Há, contudo, um problema latente à espera do governo, que terá de ser enfrentado logo após as comemorações do ano-novo: a taxa básica de juros (Selic) definida pelo Banco Central. Está se construindo um consenso de que o BC errou feio na condução da política monetária. Ex-dirigentes da instituição, como Affonso Celso Pastore, Gustavo Loyola e Luiz Fernando Figueiredo, têm disparado críticas à postura conservadora defendida pelo atual presidente do banco, Ilan Goldfajn. Eles acreditam que a Selic já deveria estar caindo a um ritmo de 0,5 ponto percentual, e não de 0,25.

A gritaria contra o BC aumentou ontem depois da divulgação do Relatório Trimestral de Inflação. Entre economistas do governo e do mercado, foi quase unânime o entendimento de que o documento estava velho, mostrando uma autoridade monetária sem discurso para justificar juros tão elevados, de 13,75% ao ano — de longe, os maiores do mundo. O BC não levou em consideração a forte desaceleração do IPCA-15, a prévia da inflação, que cravou alta de apenas 0,19% em dezembro, a menor taxa para o mês em quase 20 anos. Poderia ter feito uma avaliação à parte do relatório, que já estava impresso quando o resultado foi divulgado. Pelo menos, mostraria sintonia com a realidade.

Os economistas chamam ainda a atenção para a fragilidade das justificativas do BC para ser tão cauteloso: a inflação de serviços e o andamento das reformas.
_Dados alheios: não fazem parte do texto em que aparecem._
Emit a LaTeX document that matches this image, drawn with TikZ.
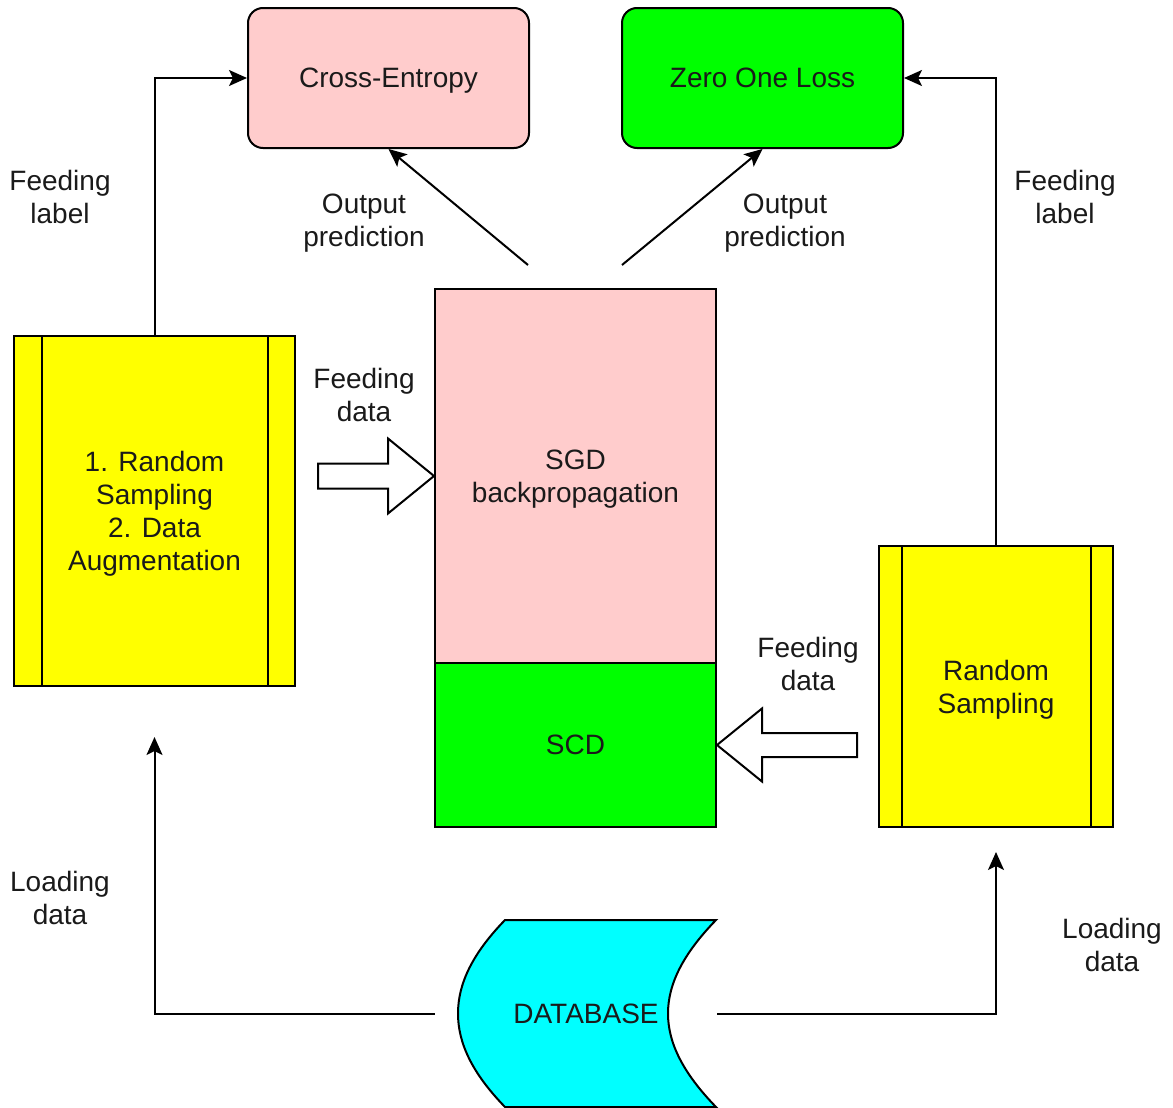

O indicador de preços desabou nos últimos três meses e o governo conseguiu aprovar, em tempo recorde, a Emenda à Constituição que limita, por até 20 anos, o aumento dos gastos públicos à inflação do ano anterior. Além disso, encaminhou ao Congresso o esperado projeto de reforma da Previdência. “Nem parece aquele BC que, em maio último, quando assumiu, foi aplaudido. De repente, perdeu o rumo”, diz um executivo de um banco estrangeiro.

Torcida

O BC, por sinal, já sentiu o baque. Ao ser procurado por um colega economista, um dos diretores do banco perguntou logo: “Você também vai nos crucificar”. Outro dirigente do BC, em conversa com analistas privados, partiu para o ataque quando teve seus argumentos fragilizados pela realidade. Em um evento recente em São Paulo, depois de críticas ferozes de Affonso Celso Pastore ao conservadorismo da política monetária, mesmo com a economia colapsando, Ilan Goldfajn só faltou pedir desculpas. Disse que o objetivo do BC era ancorar as expectativas de inflação à meta de 4,5% e que a instituição não era insensível ao resultado do Produto Interno Bruto (PIB), há dois anos em retração.

No Planalto, a ordem é não estimular os ataques ao BC, os quais Temer considera muito perigosos. Por enquanto, dizem assessores do presidente, Ilan Goldfajn continua desfrutando do mesmo prestígio que tinha quando chegou ao comando da autoridade monetária. Temer, no entanto, torce, desesperadamente, para que, na reunião de janeiro próximo, o Comitê de Política Monetária (Copom) pise no acelerador e corte, com mais força, a taxa Selic. Para ele, se a opção do colegiado for pela queda de 0,75 ponto, será bom. Caso os juros caiam um ponto, será muito melhor. É esperar para ver.